This repository contains code for fine-tuning Large Language Models (LLMs) to learn the boundaries of refusal, specifically for cases where the provided context lacks sufficient information.
For a detailed explanation of the experiment and results, check out the blog post: Fine-Tuning LLMs for Refusal.
The goal of this project is to calibrate LLMs to refuse answering questions when:
- The answer is not present in the provided context.

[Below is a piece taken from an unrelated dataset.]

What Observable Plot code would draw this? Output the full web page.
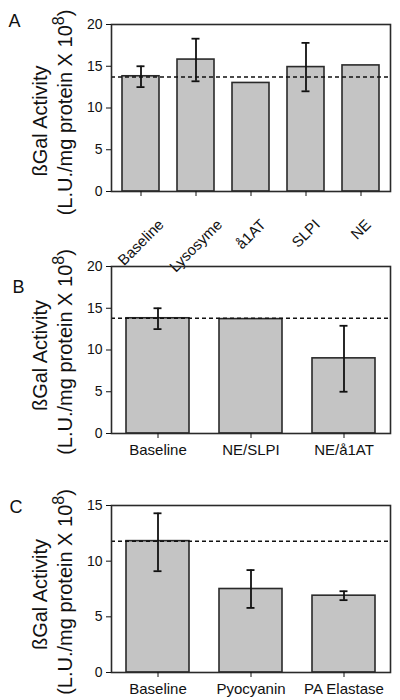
<!DOCTYPE html>
<html><head><meta charset="utf-8">
<script src="https://cdn.jsdelivr.net/npm/d3@7"></script>
<script src="https://cdn.jsdelivr.net/npm/@observablehq/plot@0.6"></script>
<style>
body{margin:0;background:#fff;}
#chart svg{display:block;overflow:visible;}
</style>
</head><body><div id="chart"></div>
<script>
// Panel A
const catsA = ["Baseline", "Lysosyme", "å1AT", "SLPI", "NE"];
const valsA = [13.8, 15.8, 13.0, 14.9, 15.1];
const loA = [12.5, 13.2, null, 12.0, null];
const hiA = [15.0, 18.3, null, 17.8, null];
const refA = 13.7;
// Panel B
const catsB = ["Baseline", "NE/SLPI", "NE/å1AT"];
const valsB = [13.8, 13.7, 9.0];
const loB = [12.5, null, 5.0];
const hiB = [15.0, null, 12.9];
const refB = 13.8;
// Panel C
const catsC = ["Baseline", "Pyocyanin", "PA Elastase"];
const valsC = [11.8, 7.5, 6.9];
const loC = [9.1, 5.8, 6.5];
const hiC = [14.3, 9.2, 7.3];
const refC = 11.8;
// Ticks
const ticksAB = [0, 5, 10, 15, 20];
const ticksC = [0, 5, 10, 15];
// Axis title pieces
const yTitleLine1 = "ßGal Activity";
const yTitleLine2 = "(L.U./mg protein X 10";
const yTitleExp = "8";
const yTitleClose = ")";

const FONT = "'Liberation Sans', Arial, Helvetica, sans-serif";
const container = document.getElementById("chart");
const ctx = document.createElement("canvas").getContext("2d");
function textWidth(s, size) { ctx.font = `${size}px ${FONT}`; return ctx.measureText(s).width; }

const T_SIZE = 20, E_SIZE = 16;
const wMain = textWidth(yTitleLine2, T_SIZE);
const wExp = textWidth(yTitleExp, E_SIZE);
const wClose = textWidth(yTitleClose, T_SIZE);
const wTotal = wMain + wExp + wClose;

function panel(o) {
  const data = o.cats.map((c, i) => ({cat: c, v: o.vals[i], lo: o.lo[i], hi: o.hi[i]}));
  const err = data.filter(d => d.lo != null);
  const start = o.l2dy + wTotal / 2;
  const plot = Plot.plot({
    width: 400,
    height: o.height,
    marginTop: o.mt,
    marginBottom: o.mb,
    marginLeft: 111,
    marginRight: 10,
    style: {fontFamily: FONT, fontSize: "14px", color: "#111", overflow: "visible"},
    x: {domain: o.cats, paddingInner: o.pi, paddingOuter: o.po, label: null},
    y: {domain: o.domain, label: null},
    marks: [
      Plot.barY(data, {x: "cat", y: "v", fill: "#c4c4c4", stroke: "#2a2a2a", strokeWidth: 1.6}),
      Plot.ruleX(err, {x: "cat", y1: "lo", y2: "hi", stroke: "#111", strokeWidth: 1.8}),
      Plot.tickY(err, {x: "cat", y: "lo", stroke: "#111", strokeWidth: 1.8, insetLeft: o.capInset, insetRight: o.capInset}),
      Plot.tickY(err, {x: "cat", y: "hi", stroke: "#111", strokeWidth: 1.8, insetLeft: o.capInset, insetRight: o.capInset}),
      Plot.ruleY([o.ref], {stroke: "#111", strokeWidth: 1.5, strokeDasharray: "4,3"}),
      Plot.frame({stroke: "#2a2a2a", strokeWidth: 1.6}),
      Plot.axisY({ticks: o.ticks, tickSize: 5, tickPadding: 4, fontSize: 14, tickFormat: d3.format("d")}),
      o.rotate
        ? Plot.axisX({tickSize: 5, tickRotate: -45, fontSize: 15})
        : Plot.axisX({tickSize: 5, tickPadding: 6, fontSize: 15}),
      Plot.text([yTitleLine1], {text: d => d, frameAnchor: "left", rotate: -90, textAnchor: "middle", dx: -71, dy: o.l1dy, fontSize: T_SIZE}),
      Plot.text([yTitleLine2], {text: d => d, frameAnchor: "left", rotate: -90, textAnchor: "start", dx: -46, dy: start, fontSize: T_SIZE}),
      Plot.text([yTitleExp], {text: d => d, frameAnchor: "left", rotate: -90, textAnchor: "start", dx: -53, dy: start - wMain, fontSize: E_SIZE}),
      Plot.text([yTitleClose], {text: d => d, frameAnchor: "left", rotate: -90, textAnchor: "start", dx: -46, dy: start - wMain - wExp, fontSize: T_SIZE}),
      Plot.text([o.letter], {text: d => d, frameAnchor: "top-left", textAnchor: "start", dx: o.ldx, dy: o.ldy, fontSize: 18})
    ]
  });
  container.appendChild(plot);

  // rotated labels: center their box under the tick, top at a fixed offset
  if (o.rotate) {
    const g = plot.querySelector('g[aria-label="x-axis tick label"]');
    if (g) {
      g.setAttribute("text-anchor", "middle");
      const bottom = o.height - o.mb;
      g.querySelectorAll("text").forEach(t => {
        const m = /translate\(([-\d.]+),\s*([-\d.]+)\)/.exec(t.getAttribute("transform") || "");
        if (!m) return;
        const x = +m[1];
        t.setAttribute("text-anchor", "middle");
        t.setAttribute("y", "0.32em");
        const L = t.getComputedTextLength();
        const cap = 0.72 * 15;
        const y = bottom + 15 + 0.7071 * (L + cap) / 2;
        t.setAttribute("transform", `translate(${x},${y}) rotate(-45)`);
      });
    }
  }
}

panel({cats: catsA, vals: valsA, lo: loA, hi: hiA, ref: refA, ticks: ticksAB, domain: [0, 20],
  height: 241, mt: 24, mb: 50, pi: 0.33, po: 0.17, capInset: 14.5, rotate: true,
  letter: "A", ldx: -103, ldy: -10, l1dy: 13, l2dy: 4.5});
panel({cats: catsB, vals: valsB, lo: loB, hi: hiB, ref: refB, ticks: ticksAB, domain: [0, 20],
  height: 221, mt: 25, mb: 29, pi: 0.32, po: 0.16, capInset: 27.5, rotate: false,
  letter: "B", ldx: -99, ldy: 14, l1dy: 5.5, l2dy: 2});
panel({cats: catsC, vals: valsC, lo: loC, hi: hiC, ref: refC, ticks: ticksC, domain: [0, 15],
  height: 238, mt: 43, mb: 28, pi: 0.32, po: 0.16, capInset: 27.5, rotate: false,
  letter: "C", ldx: -102, ldy: -5, l1dy: 5.5, l2dy: 3});
</script>
</body></html>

- The context is missing entirely.
- The question might lead to hallucinations.
.
├── src/
│ ├── dataset_prep.py # Data preparation and calibration logic
│ ├── train.py # QLoRA fine-tuning script
│ └── model_eval.py # Evaluation and judging logic
├── data/ # (Optional) Directory for raw/processed datasets
├── outputs/ # Model checkpoints and metrics
├── requirements.txt # Project dependencies
├── LICENSE # MIT License
└── README.md # Project documentation
# Clone the repository
git clone https://github.com/your-username/refusal-training.git
cd refusal-training
# Install dependencies
pip install -r requirements.txtGenerate calibrated training, evaluation, and test datasets from various sources (SQuAD, Natural Questions, etc.).
python src/dataset_prep.pyTrain the model using QLoRA. The script is configured for Qwen-based models but can be adapted.
python src/train.pyEvaluate the fine-tuned model's refusal accuracy and hallucination rate using an LLM judge (via OpenRouter).
python src/model_eval.pyThe training workflow involves creating a balanced dataset with:
- Answerable Questions: Standard RAG examples.
- Unanswerable Questions: Questions where the context is provided but doesn't contain the answer.
- Missing Context: Questions with no context where a refusal is expected if information is unknown.
- Hallucination Prevention: Ensuring the model doesn't fabricate facts.
This project is licensed under the MIT License - see the LICENSE file for details.